Collected material:
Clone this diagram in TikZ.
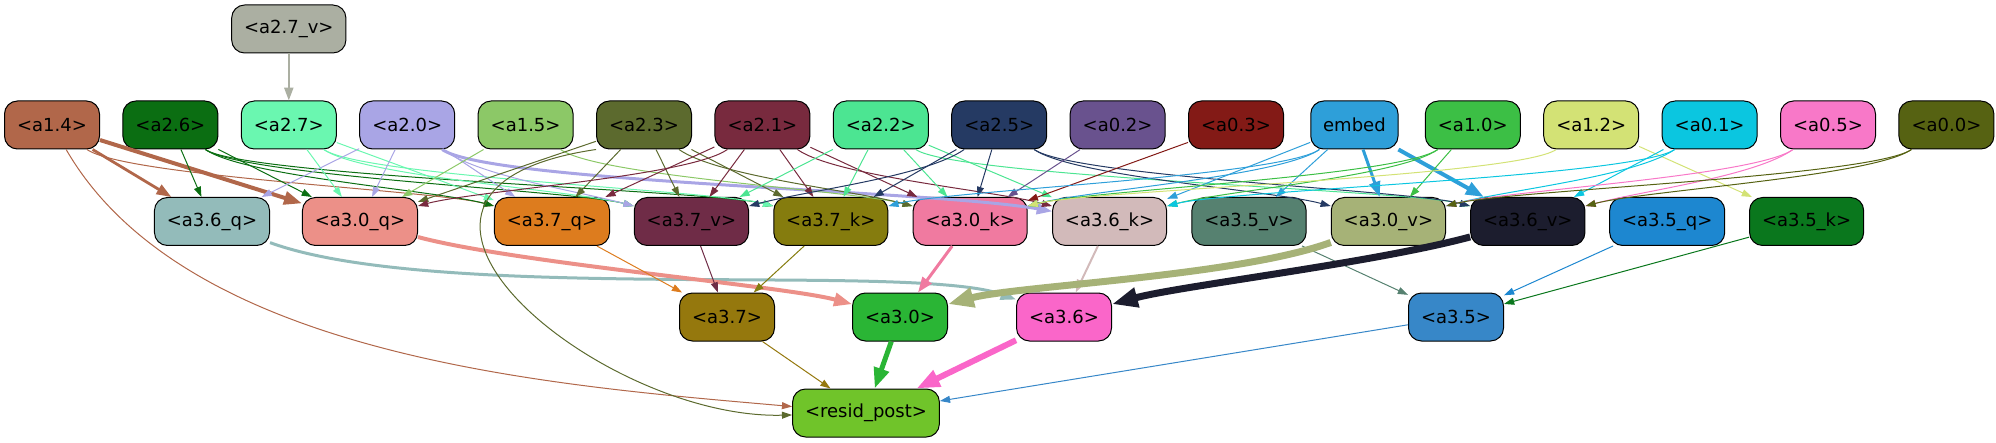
\documentclass[tikz,border=0pt]{standalone}
\usepackage{fontspec}
\setmainfont{DejaVu Sans}
\usetikzlibrary{shapes,arrows.meta}

\definecolor{col27v}{HTML}{ABAFA2}
\definecolor{col14}{HTML}{B1674A}
\definecolor{col26}{HTML}{0B6E12}
\definecolor{col27}{HTML}{6AF7B0}
\definecolor{col20}{HTML}{A9A5E5}
\definecolor{col15}{HTML}{8CC867}
\definecolor{col23}{HTML}{5C6A2E}
\definecolor{col21}{HTML}{782A3E}
\definecolor{col22}{HTML}{4CE592}
\definecolor{col25}{HTML}{253A63}
\definecolor{col02}{HTML}{69528E}
\definecolor{col03}{HTML}{831A16}
\definecolor{colemb}{HTML}{2E9FD9}
\definecolor{col10}{HTML}{3CBF45}
\definecolor{col12}{HTML}{D3E275}
\definecolor{col01}{HTML}{0BC6E0}
\definecolor{col05}{HTML}{F878C8}
\definecolor{col00}{HTML}{566212}
\definecolor{col36q}{HTML}{93BBBA}
\definecolor{col30q}{HTML}{EC9088}
\definecolor{col37q}{HTML}{DD7C1E}
\definecolor{col37v}{HTML}{6F2C47}
\definecolor{col37k}{HTML}{857C0E}
\definecolor{col30k}{HTML}{F07AA0}
\definecolor{col36k}{HTML}{D2BABA}
\definecolor{col35v}{HTML}{568170}
\definecolor{col30v}{HTML}{A6B277}
\definecolor{col36v}{HTML}{1C1D2E}
\definecolor{col35q}{HTML}{1D87D0}
\definecolor{col35k}{HTML}{0A771D}
\definecolor{col37}{HTML}{95780D}
\definecolor{col30}{HTML}{2AB535}
\definecolor{col36}{HTML}{FA66C9}
\definecolor{col35}{HTML}{3787C8}
\definecolor{colres}{HTML}{70C42A}

\begin{document}
\begin{tikzpicture}[x=1pt, y=1pt, node distance=59.2pt,
        >={Triangle[length=3.8pt 2.6, width=2.5pt 2]},
        blk/.style={rectangle, rounded corners=6.5pt, draw, line width=0.5pt,
            minimum width=47.5pt, minimum height=24pt, inner xsep=6.2pt,
            font=\fontsize{9}{11}\selectfont},
        ln/.style={->, line width=0.5pt}]
        \useasboundingbox (0,0) rectangle (998,-221.5);

        % first row
        \node (a14) [blk, fill=col14] at (26,-62.5) {<a1.4>};
        \node (a26) [blk, fill=col26, right of=a14] {<a2.6>};
        \node (a27) [blk, fill=col27, right of=a26] {<a2.7>};
        \node (a20) [blk, fill=col20, right of=a27] {<a2.0>};
        \node (a15) [blk, fill=col15, right of=a20] {<a1.5>};
        \node (a23) [blk, fill=col23, right of=a15] {<a2.3>};
        \node (a21) [blk, fill=col21, right of=a23] {<a2.1>};
        \node (a22) [blk, fill=col22, right of=a21] {<a2.2>};
        \node (a25) [blk, fill=col25, right of=a22] {<a2.5>};
        \node (a02) [blk, fill=col02, right of=a25] {<a0.2>};
        \node (a03) [blk, fill=col03, right of=a02] {<a0.3>};
        \node (emb) [blk, fill=colemb, right of=a03, minimum width=0pt] {embed};
        \node (a10) [blk, fill=col10, right of=emb] {<a1.0>};
        \node (a12) [blk, fill=col12, right of=a10] {<a1.2>};
        \node (a01) [blk, fill=col01, right of=a12] {<a0.1>};
        \node (a05) [blk, fill=col05, right of=a01] {<a0.5>};
        \node (a00) [blk, fill=col00, right of=a05] {<a0.0>};
        \node (a27v) [blk, fill=col27v, above of=a27, node distance=48pt] {<a2.7\_v>};

        % second row
        \node (a36q) [blk, fill=col36q] at (106,-110.75) {<a3.6\_q>};
        \node (a30q) [blk, fill=col30q, right of=a36q, node distance=74pt] {<a3.0\_q>};
        \node (a37q) [blk, fill=col37q, right of=a30q, node distance=96pt] {<a3.7\_q>};
        \node (a37v) [blk, fill=col37v, right of=a37q, node distance=69.7pt] {<a3.7\_v>};
        \node (a37k) [blk, fill=col37k, right of=a37v, node distance=69.7pt] {<a3.7\_k>};
        \node (a30k) [blk, fill=col30k, right of=a37k, node distance=69.7pt] {<a3.0\_k>};
        \node (a36k) [blk, fill=col36k, right of=a30k, node distance=69.7pt] {<a3.6\_k>};
        \node (a35v) [blk, fill=col35v, right of=a36k, node distance=69.7pt] {<a3.5\_v>};
        \node (a30v) [blk, fill=col30v, right of=a35v, node distance=69.7pt] {<a3.0\_v>};
        \node (a36v) [blk, fill=col36v, right of=a30v, node distance=69.7pt] {<a3.6\_v>};
        \node (a35q) [blk, fill=col35q, right of=a36v, node distance=69.7pt] {<a3.5\_q>};
        \node (a35k) [blk, fill=col35k, right of=a35q, node distance=69.7pt] {<a3.5\_k>};

        % third row and output
        \node (a37) [blk, fill=col37] at (363.5,-158.5) {<a3.7>};
        \node (a30) [blk, fill=col30, right of=a37, node distance=86.5pt] {<a3.0>};
        \node (a36) [blk, fill=col36, right of=a30, node distance=82pt] {<a3.6>};
        \node (a35) [blk, fill=col35, right of=a36, node distance=196pt] {<a3.5>};
        \node (resid) [blk, fill=colres] at (433,-206.5) {<resid\_post>};

        \draw [ln, col27v, line width=1pt] (a27v) -- (a27);

        % first row to second row
        \draw [ln, col14, line width=1.4pt] (a14) -- (a36q);
        \draw [ln, col14, line width=2pt] (a14) -- (a30q);
        \draw [ln, col14] (a14) .. controls +(-35:45) and +(165:60) .. (a37q);
        \draw [ln, col26] (a26) -- (a36q);
        \draw [ln, col26] (a26) -- (a30q);
        \draw [ln, col26] (a26) .. controls +(-35:45) and +(165:60) .. (a37q);
        \draw [ln, col26] (a26) .. controls +(-35:45) and +(165:60) .. (a37v);
        \draw [ln, col26] (a26) .. controls +(-35:45) and +(165:60) .. (a37k);
        \draw [ln, col27] (a27) -- (a30q);
        \draw [ln, col27] (a27) -- (a37q);
        \draw [ln, col27] (a27) .. controls +(-35:45) and +(165:60) .. (a37v);
        \draw [ln, col27] (a27) .. controls +(-35:45) and +(165:60) .. (a37k);
        \draw [ln, col20] (a20) -- (a36q);
        \draw [ln, col20] (a20) -- (a30q);
        \draw [ln, col20] (a20) -- (a37q);
        \draw [ln, col20] (a20) .. controls +(-35:45) and +(165:60) .. (a37v);
        \draw [ln, col20, line width=1.5pt] (a20) .. controls +(-35:50) and +(170:90) .. (a36k);
        \draw [ln, col15] (a15) -- (a30q);
        \draw [ln, col15] (a15) .. controls +(-35:45) and +(165:60) .. (a30k);
        \draw [ln, col23] (a23) -- (a30q);
        \draw [ln, col23] (a23) -- (a37q);
        \draw [ln, col23] (a23) -- (a37v);
        \draw [ln, col23] (a23) -- (a37k);
        \draw [ln, col23] (a23) .. controls +(-35:45) and +(165:60) .. (a30k);
        \draw [ln, col21] (a21) .. controls +(215:45) and +(15:60) .. (a30q);
        \draw [ln, col21] (a21) -- (a37q);
        \draw [ln, col21] (a21) -- (a37v);
        \draw [ln, col21] (a21) -- (a37k);
        \draw [ln, col21] (a21) -- (a30k);
        \draw [ln, col21] (a21) .. controls +(-35:45) and +(165:60) .. (a36k);
        \draw [ln, col22] (a22) -- (a37v);
        \draw [ln, col22] (a22) -- (a37k);
        \draw [ln, col22] (a22) -- (a30k);
        \draw [ln, col22] (a22) -- (a36k);
        \draw [ln, col22] (a22) .. controls +(-35:45) and +(165:60) .. (a36v);
        \draw [ln, col25] (a25) .. controls +(215:45) and +(15:60) .. (a37v);
        \draw [ln, col25] (a25) -- (a37k);
        \draw [ln, col25] (a25) -- (a30k);
        \draw [ln, col25] (a25) .. controls +(-35:45) and +(165:60) .. (a30v);
        \draw [ln, col25] (a25) .. controls +(-35:45) and +(165:60) .. (a36v);
        \draw [ln, col02] (a02) -- (a30k);
        \draw [ln, col03] (a03) -- (a30k);
        \draw [ln, colemb] (emb) .. controls +(215:45) and +(15:60) .. (a37k);
        \draw [ln, colemb] (emb) .. controls +(215:45) and +(15:60) .. (a30k);
        \draw [ln, colemb] (emb) -- (a36k);
        \draw [ln, colemb] (emb) -- (a35v);
        \draw [ln, colemb, line width=1.5pt] (emb) -- (a30v);
        \draw [ln, colemb, line width=2pt] (emb) -- (a36v);
        \draw [ln, col10] (a10) .. controls +(215:45) and +(15:60) .. (a30k);
        \draw [ln, col10] (a10) .. controls +(215:45) and +(15:60) .. (a36k);
        \draw [ln, col10] (a10) -- (a30v);
        \draw [ln, col12] (a12) .. controls +(215:45) and +(15:60) .. (a30k);
        \draw [ln, col12] (a12) -- (a35k);
        \draw [ln, col01] (a01) .. controls +(215:45) and +(15:60) .. (a36k);
        \draw [ln, col01] (a01) .. controls +(215:45) and +(15:60) .. (a30v);
        \draw [ln, col01] (a01) -- (a36v);
        \draw [ln, col05] (a05) .. controls +(215:45) and +(15:60) .. (a30v);
        \draw [ln, col05] (a05) .. controls +(215:45) and +(15:60) .. (a36v);
        \draw [ln, col00] (a00) .. controls +(215:45) and +(15:60) .. (a30v);
        \draw [ln, col00] (a00) .. controls +(215:45) and +(15:60) .. (a36v);

        % second row to third row
        \draw [ln, col36q, line width=1.5pt] (a36q) .. controls +(-20:120) and +(160:80) .. (a36);
        \draw [ln, col30q, line width=2pt] (a30q) .. controls +(-15:80) and +(165:60) .. (a30);
        \draw [ln, col37q] (a37q) -- (a37);
        \draw [ln, col37v] (a37v) -- (a37);
        \draw [ln, col37k] (a37k) -- (a37);
        \draw [ln, col30k, line width=1.5pt] (a30k) -- (a30);
        \draw [ln, col36k, line width=1pt] (a36k) -- (a36);
        \draw [ln, col35v] (a35v) -- (a35);
        \draw [ln, col30v, line width=3.5pt] (a30v) .. controls +(200:80) and +(15:60) .. (a30);
        \draw [ln, col36v, line width=3.5pt] (a36v) .. controls +(195:80) and +(15:60) .. (a36);
        \draw [ln, col35q] (a35q) -- (a35);
        \draw [ln, col35k] (a35k) -- (a35);

        % into the output
        \draw [ln, col37] (a37) -- (resid);
        \draw [ln, col30, line width=2.5pt] (a30) -- (resid);
        \draw [ln, col36, line width=3pt] (a36) -- (resid);
        \draw [ln, col35] (a35) -- (resid);
        \draw [ln, col14] (a14) to[out=-60, in=175, looseness=0.8] (resid);
        \draw [ln, col23] (a23.south west) .. controls (160,-95) and (300,-210) .. (resid);
    \end{tikzpicture}
\end{document}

Directive: Write out again, exactly, the lines from the start of the listing up to the line containing "(0,0) rectangle (998,-221.5);", with both ends and without pictures.

The response:
Clone this diagram in TikZ.
\documentclass[tikz,border=0pt]{standalone}
\usepackage{fontspec}
\setmainfont{DejaVu Sans}
\usetikzlibrary{shapes,arrows.meta}

\definecolor{col27v}{HTML}{ABAFA2}
\definecolor{col14}{HTML}{B1674A}
\definecolor{col26}{HTML}{0B6E12}
\definecolor{col27}{HTML}{6AF7B0}
\definecolor{col20}{HTML}{A9A5E5}
\definecolor{col15}{HTML}{8CC867}
\definecolor{col23}{HTML}{5C6A2E}
\definecolor{col21}{HTML}{782A3E}
\definecolor{col22}{HTML}{4CE592}
\definecolor{col25}{HTML}{253A63}
\definecolor{col02}{HTML}{69528E}
\definecolor{col03}{HTML}{831A16}
\definecolor{colemb}{HTML}{2E9FD9}
\definecolor{col10}{HTML}{3CBF45}
\definecolor{col12}{HTML}{D3E275}
\definecolor{col01}{HTML}{0BC6E0}
\definecolor{col05}{HTML}{F878C8}
\definecolor{col00}{HTML}{566212}
\definecolor{col36q}{HTML}{93BBBA}
\definecolor{col30q}{HTML}{EC9088}
\definecolor{col37q}{HTML}{DD7C1E}
\definecolor{col37v}{HTML}{6F2C47}
\definecolor{col37k}{HTML}{857C0E}
\definecolor{col30k}{HTML}{F07AA0}
\definecolor{col36k}{HTML}{D2BABA}
\definecolor{col35v}{HTML}{568170}
\definecolor{col30v}{HTML}{A6B277}
\definecolor{col36v}{HTML}{1C1D2E}
\definecolor{col35q}{HTML}{1D87D0}
\definecolor{col35k}{HTML}{0A771D}
\definecolor{col37}{HTML}{95780D}
\definecolor{col30}{HTML}{2AB535}
\definecolor{col36}{HTML}{FA66C9}
\definecolor{col35}{HTML}{3787C8}
\definecolor{colres}{HTML}{70C42A}

\begin{document}
\begin{tikzpicture}[x=1pt, y=1pt, node distance=59.2pt,
        >={Triangle[length=3.8pt 2.6, width=2.5pt 2]},
        blk/.style={rectangle, rounded corners=6.5pt, draw, line width=0.5pt,
            minimum width=47.5pt, minimum height=24pt, inner xsep=6.2pt,
            font=\fontsize{9}{11}\selectfont},
        ln/.style={->, line width=0.5pt}]
        \useasboundingbox (0,0) rectangle (998,-221.5);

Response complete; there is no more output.